Many, many people do. Many people take the "They're paid multi million dollars to play a kids game??!?" route. I've heard it many times, and to an extent, they are right.
No, they're not. Professional sports stopped being "just a game" a long, long time ago. Pro sports is big business, so big, in fact, that the government grants them certain antitrust protections (this has changed slightly with the recent SCOTUS decision, but they're still huge).
Why should they get paid more than people who actually help the world out?
Because of this:
Supply and demand.
Athletes are worth what they get paid because they (in theory anyway) generate a profit for their employers.
A free agent is free to sign with the highest bidder. What the free market place is willing to pay for a product, service, or employee is, by definition, "worth."
If a team owner pays his players, coaches, staff and overhead $100 million per year, and his total income, through TV contracts, ticket sales, and merchandising is $120 million per year, that's called "profit."
Remember the only source of revenue for professional sports is the fan! Every time you but a ticket, a jersey, or a pepsi, a portion of your money is going to Brian Urlacher, and Julius Peppers.
If athletes are overpaid, the only people to blame are the fans, who consume the product that the athletes put on the field.
This take is a little off in some areas, but for the most part it is spot on. For instance, fans are not the
only source of revenue, at least not primarily: advertising and TV contracts constitute a good portion of teams' revenue, and while fans' interest generally dictates how much teams get for advertising/TV rights, they aren't necessarily the
primary source of dollars in this sense.
And to go a bit deeper, saying the fans "consuming" the product is what drives up ticket prices, player contracts, overall revenue, etc. is a bit simplistic. It's true in the literal sense, but what we really have to look at is what allows those fans to "demand" and "consume" the professional sports "product".
Take ticket prices, for example: sports organizations can be considered rational price setters, meaning that the price point they set for tickets (and merchandise, food at the stadium, etc.) is supposed to be the highest they can reasonably charge for goods without seeing a greater loss from lost sales than they see increases from higher prices.
And generally, it seems that teams in Chicago do a pretty good job at this: the Cubs and Bears, IIRC, have raised ticket prices annually for the last few years, but have seen little-to-no drop in attendance to their respective events. This might not be the result in
every case of teams raising prices, but in general the practice has shown to be sound (we only need to notice that the practice continues to see that it is working, that is unless a majority of sports franchises that are apart of multi-
billion dollar industries are laughably stupid at setting price points and performing cost-benefit analysis).
Furthermore, studies have shown, at least in baseball, that while high salaries don't tend to raise ticket prices, high ticket prices do tend to increase salaries across the board.

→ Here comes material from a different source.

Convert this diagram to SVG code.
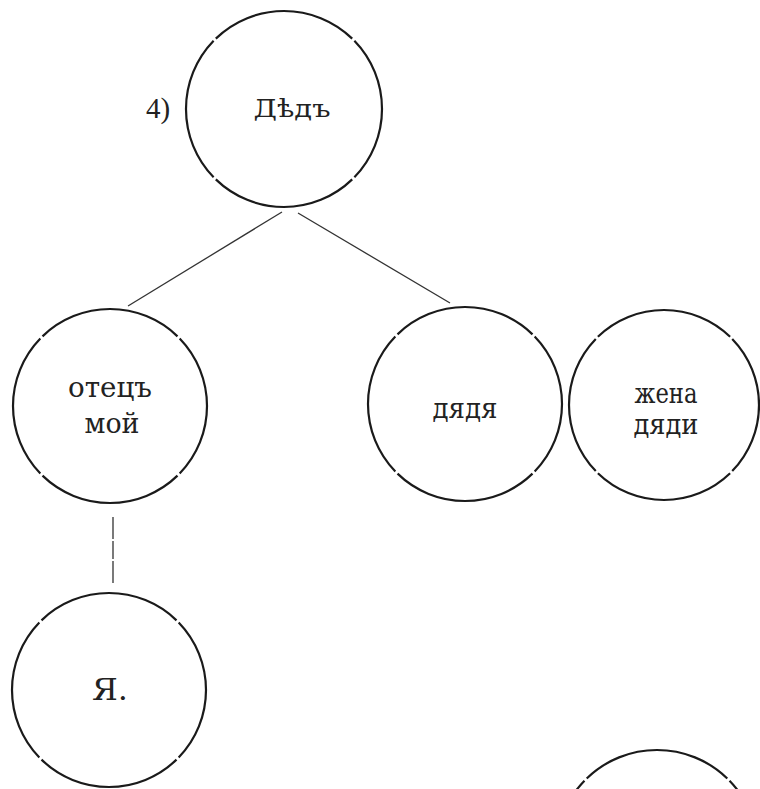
<svg xmlns="http://www.w3.org/2000/svg" width="760" height="789" viewBox="0 0 760 789">
<style>
.n{fill:none;stroke:#1a1a1a;stroke-width:2.2;stroke-dasharray:0.98 0.02;stroke-dashoffset:0.49}
.c{stroke:#333;stroke-width:1.3;fill:none}
.t{font-family:"DejaVu Serif","Liberation Serif",serif;fill:#222;text-anchor:middle}
</style>
<rect width="760" height="789" fill="#fff"/>
<g id="connectors">
<line class="c" x1="282" y1="212" x2="128" y2="306"/>
<line class="c" x1="298" y1="213" x2="450" y2="303"/>
<line class="c" x1="113" y1="517" x2="113" y2="583" stroke-dasharray="22 2 18 2 22"/>
</g>
<g id="label4"><text x="158" y="118" font-family="Liberation Serif,serif" font-size="29" fill="#222" text-anchor="middle">4)</text></g>
<g id="ded">
<circle class="n" cx="284" cy="109" r="98" pathLength="4"/>
<text class="t" x="292" y="117" font-size="25" textLength="77" lengthAdjust="spacingAndGlyphs">Дѣдъ</text>
</g>
<g id="otets">
<circle class="n" cx="110" cy="406" r="97" pathLength="4"/>
<text class="t" x="110" y="397" font-size="27" textLength="84" lengthAdjust="spacingAndGlyphs">отецъ</text>
<text class="t" x="112" y="433" font-size="27" textLength="55" lengthAdjust="spacingAndGlyphs">мой</text>
</g>
<g id="dyadya">
<circle class="n" cx="465" cy="404" r="97" pathLength="4"/>
<text class="t" x="465" y="418" font-size="27" textLength="65" lengthAdjust="spacingAndGlyphs">дядя</text>
</g>
<g id="zhena">
<circle class="n" cx="664" cy="405" r="95" pathLength="4"/>
<text class="t" x="666" y="403" font-size="27" textLength="63" lengthAdjust="spacingAndGlyphs">жена</text>
<text class="t" x="666" y="434" font-size="27" textLength="65" lengthAdjust="spacingAndGlyphs">дяди</text>
</g>
<g id="ya">
<circle class="n" cx="109" cy="690" r="97" pathLength="4"/>
<text class="t" x="110" y="700" font-size="30" textLength="36" lengthAdjust="spacingAndGlyphs">Я.</text>
</g>
<g id="partial">
<circle class="n" cx="657" cy="851" r="101" pathLength="4"/>
</g>
</svg>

So, we have seen teams raise ticket prices, attendance remain at least stagnant with the hikes in prices, and increased salaries as a result. So who is to "blame"?
Answering "the fans" will grant you partial credit, but to get at the root of the issue we need to look deeper: who is putting this money to spend on sports in the pockets of fans?
A good place to start would be the federal government of the 80's and 90's, which oversaw economic booms and tax cuts like few time periods before, allowing more and more high-income fans to take home even more cash.
This might change with the economic uncertainty we face now, but there is no doubt the government's influence on the economy of this country in the last few decades played a part in constructing the system we see today.